Normally when we read these verses we tend to emphasize the going: as if the journey was some kind of quid-pro-quo for receiving the gift of the Land and the People; that the blessing is in response to the going. But one commentator suggests that we look at the blessing itself more carefully, for if we do we’ll find something else—that this is not a reward, but a command, a mitzvah, a sacred obligation. You and your descendants MUST live as to be a blessing.
I’m sure this week you’ve seen at least an article describing the Pew Foundation study on Jews in North America. If not, I encourage you to read the report itself. Most of the articles have involved the kinds of things you’d expect: the wringing of hands and the gnashing of teeth and the focus, as one writer for the Forward opined, about what we’re not. Apparently, according to the study, we’re not as religious as we used to be, we’re not lighting candles anymore, or focused on God, or affiliating. It’s as if the writers of those articles are focused not on where we are, but again are looking forward to the boogieman of a future without a Jewish people. But what if we focused on what we are today instead: that 94% of Jews are proud of their Jewishness, 70% feel connected to Israel, 73% feel remembering the Shoah is essential to their Jewish identity; and 69% feel the same about living ethically? What would happen if we looked at Jewish living not as something to do to get a reward of mere survival, but looked at our Jewish experience as essential to our own living, that to be Jewish is to be compelled to live one’s life as a blessing.
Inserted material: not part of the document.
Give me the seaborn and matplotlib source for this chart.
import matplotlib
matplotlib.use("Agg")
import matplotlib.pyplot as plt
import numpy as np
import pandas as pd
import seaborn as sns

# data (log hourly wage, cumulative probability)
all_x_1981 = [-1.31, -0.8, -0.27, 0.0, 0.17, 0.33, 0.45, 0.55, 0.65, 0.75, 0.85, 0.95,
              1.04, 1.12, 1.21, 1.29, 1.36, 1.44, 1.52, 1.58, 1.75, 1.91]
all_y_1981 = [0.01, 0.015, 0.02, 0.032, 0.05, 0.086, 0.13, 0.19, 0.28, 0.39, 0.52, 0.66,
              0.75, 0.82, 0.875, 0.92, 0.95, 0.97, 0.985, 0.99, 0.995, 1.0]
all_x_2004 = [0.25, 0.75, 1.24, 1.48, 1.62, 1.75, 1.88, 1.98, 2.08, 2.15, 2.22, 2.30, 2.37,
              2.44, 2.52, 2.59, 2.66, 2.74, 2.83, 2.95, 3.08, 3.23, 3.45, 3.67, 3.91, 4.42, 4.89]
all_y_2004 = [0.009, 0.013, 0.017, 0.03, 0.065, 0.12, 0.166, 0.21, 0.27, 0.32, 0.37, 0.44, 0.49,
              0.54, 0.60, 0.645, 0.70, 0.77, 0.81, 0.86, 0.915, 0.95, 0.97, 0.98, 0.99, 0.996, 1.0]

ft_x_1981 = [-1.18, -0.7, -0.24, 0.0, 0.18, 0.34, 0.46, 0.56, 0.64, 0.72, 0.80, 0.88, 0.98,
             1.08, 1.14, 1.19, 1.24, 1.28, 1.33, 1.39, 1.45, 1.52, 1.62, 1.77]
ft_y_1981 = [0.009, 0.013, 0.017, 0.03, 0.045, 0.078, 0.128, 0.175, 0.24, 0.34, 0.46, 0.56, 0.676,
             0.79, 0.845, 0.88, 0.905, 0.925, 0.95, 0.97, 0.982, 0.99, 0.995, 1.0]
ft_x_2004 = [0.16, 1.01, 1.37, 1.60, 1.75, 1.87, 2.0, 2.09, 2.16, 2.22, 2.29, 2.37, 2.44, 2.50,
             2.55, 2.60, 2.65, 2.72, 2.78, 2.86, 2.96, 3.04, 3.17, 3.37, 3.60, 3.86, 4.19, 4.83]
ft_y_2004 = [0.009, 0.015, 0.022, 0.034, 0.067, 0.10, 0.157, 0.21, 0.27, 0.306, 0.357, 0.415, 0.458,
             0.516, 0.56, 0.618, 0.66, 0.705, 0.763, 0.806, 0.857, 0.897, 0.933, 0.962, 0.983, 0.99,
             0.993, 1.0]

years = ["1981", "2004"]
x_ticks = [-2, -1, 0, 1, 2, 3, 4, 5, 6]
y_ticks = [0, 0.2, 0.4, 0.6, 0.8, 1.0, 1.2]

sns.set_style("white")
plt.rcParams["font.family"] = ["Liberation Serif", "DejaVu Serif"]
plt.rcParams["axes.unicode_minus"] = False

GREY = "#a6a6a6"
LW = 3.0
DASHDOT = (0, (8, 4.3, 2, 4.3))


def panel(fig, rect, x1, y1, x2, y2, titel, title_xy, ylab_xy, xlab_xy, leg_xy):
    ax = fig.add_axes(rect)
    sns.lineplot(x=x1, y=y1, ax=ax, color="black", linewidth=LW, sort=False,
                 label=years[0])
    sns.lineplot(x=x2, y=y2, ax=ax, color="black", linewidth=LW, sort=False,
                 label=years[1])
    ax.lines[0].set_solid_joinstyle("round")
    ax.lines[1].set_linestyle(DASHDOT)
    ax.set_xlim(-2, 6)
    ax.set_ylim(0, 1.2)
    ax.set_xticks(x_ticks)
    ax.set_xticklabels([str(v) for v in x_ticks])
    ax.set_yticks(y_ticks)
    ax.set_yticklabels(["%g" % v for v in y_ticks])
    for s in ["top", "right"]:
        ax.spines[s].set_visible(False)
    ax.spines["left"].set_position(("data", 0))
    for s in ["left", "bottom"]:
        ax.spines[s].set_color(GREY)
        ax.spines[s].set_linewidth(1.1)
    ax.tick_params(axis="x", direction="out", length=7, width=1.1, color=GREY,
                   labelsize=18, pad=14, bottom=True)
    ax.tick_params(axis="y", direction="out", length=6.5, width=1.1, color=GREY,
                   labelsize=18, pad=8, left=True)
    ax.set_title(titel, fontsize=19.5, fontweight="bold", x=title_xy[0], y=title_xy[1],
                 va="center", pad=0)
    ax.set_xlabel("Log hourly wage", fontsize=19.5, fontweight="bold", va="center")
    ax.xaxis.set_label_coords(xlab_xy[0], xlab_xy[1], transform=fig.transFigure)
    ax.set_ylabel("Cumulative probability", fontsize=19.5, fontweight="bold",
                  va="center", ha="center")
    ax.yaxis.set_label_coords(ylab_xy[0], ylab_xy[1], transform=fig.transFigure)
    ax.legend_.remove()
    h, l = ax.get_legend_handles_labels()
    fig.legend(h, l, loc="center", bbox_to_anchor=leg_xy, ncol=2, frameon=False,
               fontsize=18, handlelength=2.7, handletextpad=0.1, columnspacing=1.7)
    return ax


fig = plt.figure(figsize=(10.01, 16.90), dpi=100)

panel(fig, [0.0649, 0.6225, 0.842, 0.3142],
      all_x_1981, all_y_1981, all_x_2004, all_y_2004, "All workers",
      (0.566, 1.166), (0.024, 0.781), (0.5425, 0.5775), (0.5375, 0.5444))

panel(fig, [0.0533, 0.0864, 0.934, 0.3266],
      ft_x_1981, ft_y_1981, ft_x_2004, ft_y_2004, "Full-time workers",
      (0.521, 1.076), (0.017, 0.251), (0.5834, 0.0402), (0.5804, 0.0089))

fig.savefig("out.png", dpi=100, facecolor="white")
Or, as Tolstoy wrote: ‘the Jew is that sacred being who has brought down from heaven the everlasting fire, and has illumined with it the entire world.’ What if we lived and expressed our Judaism in that way? Would we invest in moments of greater inspiration, or persist in creating gimmicky programs meant to bring people into the building? Would we take each other more seriously and invest in the individual and her experience, and seek to find ways to create meaningful community, or would we as a people continue to pour resources into preserving institutions or events? Will we see the present as an opportunity to invest in people seeking an authentic Jewish connection, or will we pine for the past and agonize about the future?
Perhaps those questions aren’t fair. There’s a lot of data to comb through, after all, and a lot of room for interpretation. But it seems to me that we could either see this report as a source of consternation or as an opportunity: to build relationships with individuals and Jewish community, among individuals who are craving inspiration, to better understand the blessing we are and live that way.
The midrash understands the words lech lecha-go—to mean “betake yourself”, meaning go forth and find your own authentic self, be who you are meant to be. So, who are you meant to be? What does it mean to be a blessing? How would this world be different if you lived that way, and how can we help make that happen? We must answer these questions for ourselves and together. Otherwise, the opportunity is lost, and the journey will only be in our heads.